Snake Island

Geography
- Location: Gippsland
- Coordinates: 38°45′S 146°33′E﻿ / ﻿38.750°S 146.550°E
- Area: 35 km^{2} (14 sq mi)

Administration
- Australia
- State: Victoria

Demographics
- Population: Uninhabited

= Snake Island (Victoria) =

Island in Australia

Snake Island is a sand island, located in Corner Inlet in the Gippsland region of Victoria, Australia. It has an area of 35 km2 and is the largest island in Corner Inlet. Snake Island lies within the Nooramunga Marine and Coastal Park and is part of a complex of barrier islands that protect a large marine embayment from the pounding waves of Bass Strait. The Aboriginal Gunai name for the island is Negima.

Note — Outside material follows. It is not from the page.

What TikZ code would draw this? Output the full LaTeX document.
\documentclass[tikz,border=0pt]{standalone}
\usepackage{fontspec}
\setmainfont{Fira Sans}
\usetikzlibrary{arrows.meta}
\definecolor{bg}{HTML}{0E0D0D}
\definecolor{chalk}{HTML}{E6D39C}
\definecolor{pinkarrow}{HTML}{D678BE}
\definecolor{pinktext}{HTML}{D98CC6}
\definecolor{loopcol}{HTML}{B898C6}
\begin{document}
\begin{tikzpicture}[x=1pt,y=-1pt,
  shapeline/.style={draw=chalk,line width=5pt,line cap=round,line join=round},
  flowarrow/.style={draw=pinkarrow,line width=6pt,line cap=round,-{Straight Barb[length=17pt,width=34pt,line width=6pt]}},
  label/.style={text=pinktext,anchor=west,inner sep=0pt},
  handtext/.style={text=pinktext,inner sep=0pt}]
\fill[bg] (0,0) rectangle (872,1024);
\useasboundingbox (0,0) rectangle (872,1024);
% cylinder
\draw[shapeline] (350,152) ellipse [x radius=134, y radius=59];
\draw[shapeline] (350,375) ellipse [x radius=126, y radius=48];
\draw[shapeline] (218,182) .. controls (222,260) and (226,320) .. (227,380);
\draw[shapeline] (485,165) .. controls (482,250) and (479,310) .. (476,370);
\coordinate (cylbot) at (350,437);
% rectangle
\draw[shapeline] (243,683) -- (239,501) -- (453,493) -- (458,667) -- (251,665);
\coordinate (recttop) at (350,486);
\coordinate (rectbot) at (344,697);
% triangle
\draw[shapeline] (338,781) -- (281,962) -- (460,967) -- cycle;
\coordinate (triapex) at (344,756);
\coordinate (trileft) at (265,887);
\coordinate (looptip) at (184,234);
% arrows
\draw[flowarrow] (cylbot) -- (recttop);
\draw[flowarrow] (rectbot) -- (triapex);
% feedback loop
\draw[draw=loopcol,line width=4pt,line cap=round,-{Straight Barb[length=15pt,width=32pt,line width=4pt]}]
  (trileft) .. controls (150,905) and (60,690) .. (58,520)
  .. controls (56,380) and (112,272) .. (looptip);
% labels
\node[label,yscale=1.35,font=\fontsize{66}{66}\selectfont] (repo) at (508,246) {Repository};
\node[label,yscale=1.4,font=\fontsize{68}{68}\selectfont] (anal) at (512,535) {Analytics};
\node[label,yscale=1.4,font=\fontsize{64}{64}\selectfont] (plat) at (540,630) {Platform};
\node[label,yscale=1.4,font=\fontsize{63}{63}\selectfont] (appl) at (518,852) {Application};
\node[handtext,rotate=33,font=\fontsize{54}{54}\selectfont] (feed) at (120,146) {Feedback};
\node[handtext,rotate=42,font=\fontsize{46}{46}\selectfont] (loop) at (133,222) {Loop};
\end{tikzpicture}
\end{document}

As the island is remote and relatively unspoilt, it is a popular destination for bushwalkers, with many tracks traversing the island. Snake Island’s oceanic beaches are known to have rapidly changing tides, therefore its visitors must take a cautious approach. Supporting a diverse range of flora and fauna, the island is particularly attractive to naturalists and researchers.

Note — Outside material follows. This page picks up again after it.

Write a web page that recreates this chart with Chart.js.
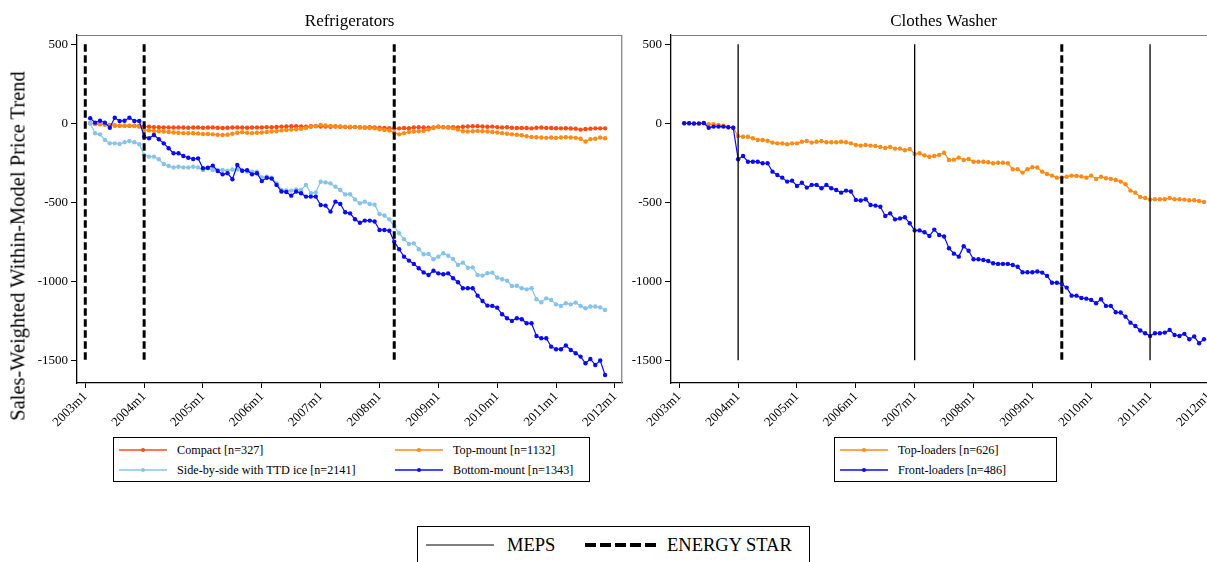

Like other islands within Nooramunga Marine and Coastal Park, campers are required to have a permit from Parks Victoria. This is to preserve the unique environment of Snake Island, and to protect the species which inhabit it. Additionally, to harm or remove any of its flora or fauna is illegal, as the island is a sanctuary.

==History==
Snake Island is part of the traditional territory of the Brataualung clan of the Gunai people, who named it "Negima". As well as being a place of refuge, it was used as a nuptial island for young couples. Since the 1880s the island has been used by South Gippsland farmers to agist cattle in winter, swimming their stock over a narrow channel at low tide.

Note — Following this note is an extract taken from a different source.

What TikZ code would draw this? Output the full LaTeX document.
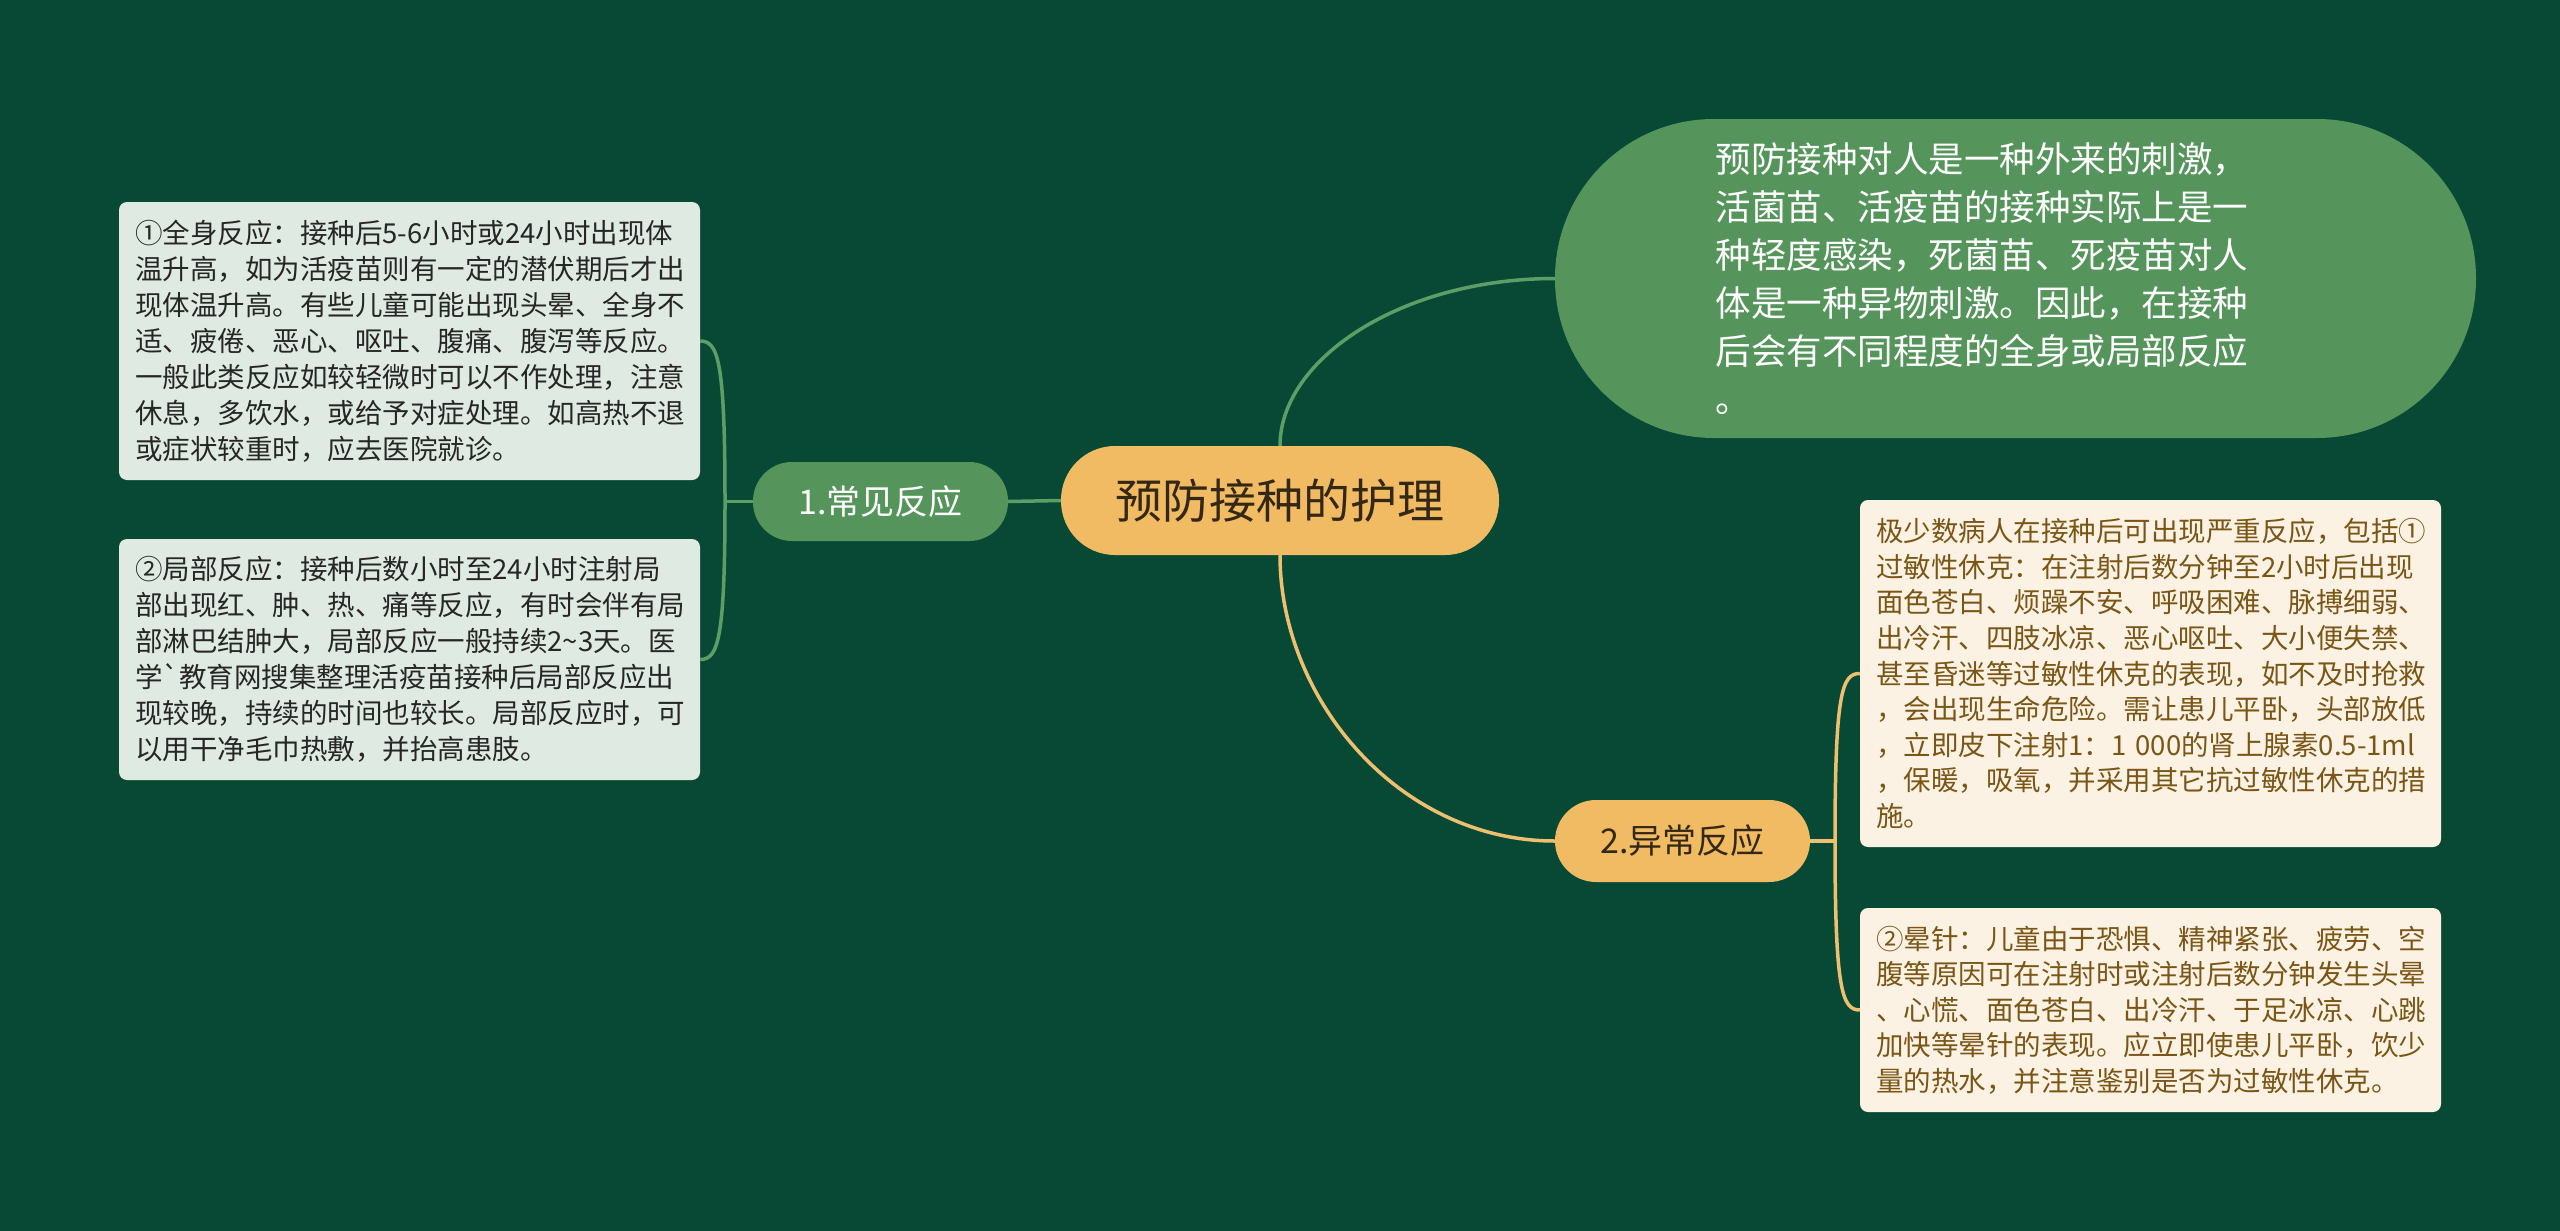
\documentclass[tikz,border=0pt]{standalone}
\usepackage{fontspec}
\setmainfont{Noto Sans CJK SC}[Ligatures=TeXOff]
\definecolor{bg}{RGB}{8,73,54}
\definecolor{gnode}{RGB}{85,149,92}
\definecolor{gline}{RGB}{92,158,102}
\definecolor{onode}{RGB}{240,187,99}
\definecolor{oline}{RGB}{236,192,110}
\definecolor{lbox}{RGB}{223,234,226}
\definecolor{cbox}{RGB}{252,242,227}
\definecolor{btext}{RGB}{122,86,22}
\definecolor{dtext}{RGB}{52,40,20}
\definecolor{ktext}{RGB}{38,38,38}
\tikzset{
  leftbox/.style={fill=lbox, rounded corners=8pt, text=ktext, align=left,
    text width=549pt, inner xsep=16pt, inner ysep=0pt, minimum width=581pt,
    font=\fontsize{27.5}{36}\selectfont},
  rightbox/.style={fill=cbox, rounded corners=8pt, text=btext, align=left,
    text width=549pt, inner xsep=16pt, inner ysep=0pt, minimum width=581pt,
    font=\fontsize{27.5}{35.6}\selectfont},
  gconn/.style={draw=gline, line width=3.5pt},
  oconn/.style={draw=oline, line width=3.5pt},
}
\begin{document}
\begin{tikzpicture}[x=1pt,y=-1pt]
\useasboundingbox (0,0) rectangle (2560,1231);
\fill[bg] (0,0) rectangle (2560,1231);

\coordinate (jl) at (725,501.5);
\coordinate (jr) at (1835,841);

\node[fill=onode, rounded corners=54pt, minimum width=438pt, minimum height=109pt,
  text=dtext, font=\fontsize{47}{56}\selectfont, inner sep=0pt] (c) at (1280,500.5) {预防接种的护理};
\node[fill=gnode, rounded corners=39pt, minimum width=255pt, minimum height=79pt,
  text=white, font=\fontsize{34}{40}\selectfont, inner sep=0pt] (n1) at (880.5,501.5) {1.常见反应};
\node[fill=onode, rounded corners=41pt, minimum width=255pt, minimum height=82pt,
  text=dtext, font=\fontsize{34}{40}\selectfont, inner sep=0pt] (n2) at (1682.5,841) {2.异常反应};
\node[fill=gnode, rounded corners=159pt, minimum width=921pt, minimum height=319pt,
  text=white, align=left, text width=600pt, inner sep=0pt,
  font=\fontsize{35.5}{48}\selectfont] (t) at (2015.5,278.5)
  {预防接种对人是一种外来的刺激，\\
   活菌苗、活疫苗的接种实际上是一\\
   种轻度感染，死菌苗、死疫苗对人\\
   体是一种异物刺激。因此，在接种\\
   后会有不同程度的全身或局部反应\\
   。};

\node[leftbox, minimum height=278pt] (b1) at (409.5,341)
  {①全身反应：接种后5-6小时或24小时出现体\\
   温升高，如为活疫苗则有一定的潜伏期后才出\\
   现体温升高。有些儿童可能出现头晕、全身不\\
   适、疲倦、恶心、呕吐、腹痛、腹泻等反应。\\
   一般此类反应如较轻微时可以不作处理，注意\\
   休息，多饮水，或给予对症处理。如高热不退\\
   或症状较重时，应去医院就诊。};
\node[leftbox, minimum height=241pt] (b2) at (409.5,659.5)
  {②局部反应：接种后数小时至24小时注射局\\
   部出现红、肿、热、痛等反应，有时会伴有局\\
   部淋巴结肿大，局部反应一般持续2\textasciitilde 3天。医\\
   学\symbol{96}教育网搜集整理活疫苗接种后局部反应出\\
   现较晚，持续的时间也较长。局部反应时，可\\
   以用干净毛巾热敷，并抬高患肢。};
\node[rightbox, minimum height=347pt] (b3) at (2150.5,673.5)
  {极少数病人在接种后可出现严重反应，包括①\\
   过敏性休克：在注射后数分钟至2小时后出现\\
   面色苍白、烦躁不安、呼吸困难、脉搏细弱、\\
   出冷汗、四肢冰凉、恶心呕吐、大小便失禁、\\
   甚至昏迷等过敏性休克的表现，如不及时抢救\\
   ，会出现生命危险。需让患儿平卧，头部放低\\
   ，立即皮下注射1：1 000的肾上腺素0.5-1ml\\
   ，保暖，吸氧，并采用其它抗过敏性休克的措\\
   施。};
\node[rightbox, minimum height=204pt] (b4) at (2150.5,1010)
  {②晕针：儿童由于恐惧、精神紧张、疲劳、空\\
   腹等原因可在注射时或注射后数分钟发生头晕\\
   、心慌、面色苍白、出冷汗、于足冰凉、心跳\\
   加快等晕针的表现。应立即使患儿平卧，饮少\\
   量的热水，并注意鉴别是否为过敏性休克。};

\draw[gconn] (c.west) -- (n1.east);
\draw[gconn] (n1.west) -- (jl);
\draw[gconn] (b1.east) .. controls (718,341) and (725,360) .. (jl)
                       .. controls (725,640) and (718,659.5) .. (b2.east);
\draw[gconn] (c.north) .. controls (1280,360) and (1400,278.5) .. (t.west);
\draw[oconn] (c.south) .. controls (1280,700) and (1400,841) .. (n2.west);
\draw[oconn] (n2.east) -- (jr);
\draw[oconn] (b3.west) .. controls (1842,673.5) and (1835,692) .. (jr)
                       .. controls (1835,990) and (1842,1010) .. (b4.west);
\end{tikzpicture}
\end{document}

A 53 m jetty was built using local timbers by soldiers from the 91 Forestry Squadron (Woodpeckers) in September 1982 at the swashway between Snake Island and Little Snake Island.

==Flora and fauna==
The vegetation communities of Snake Island include woodland, scrubland, heath, freshwater swamps, mangroves, and salt marsh.

Mammals found on the island include the native eastern grey kangaroo, swamp wallaby, koala, swamp antechinus, as well as the hog deer. There are many birds present including the eastern ground parrot. Large numbers of migratory waders roost along the coast after feeding on the inlet's extensive intertidal mudflats. Grey-headed flying fox (Pteropus poliocephalus) are also observed visiting the island and are probably going to its paperbarks to feed on seasonal nectar.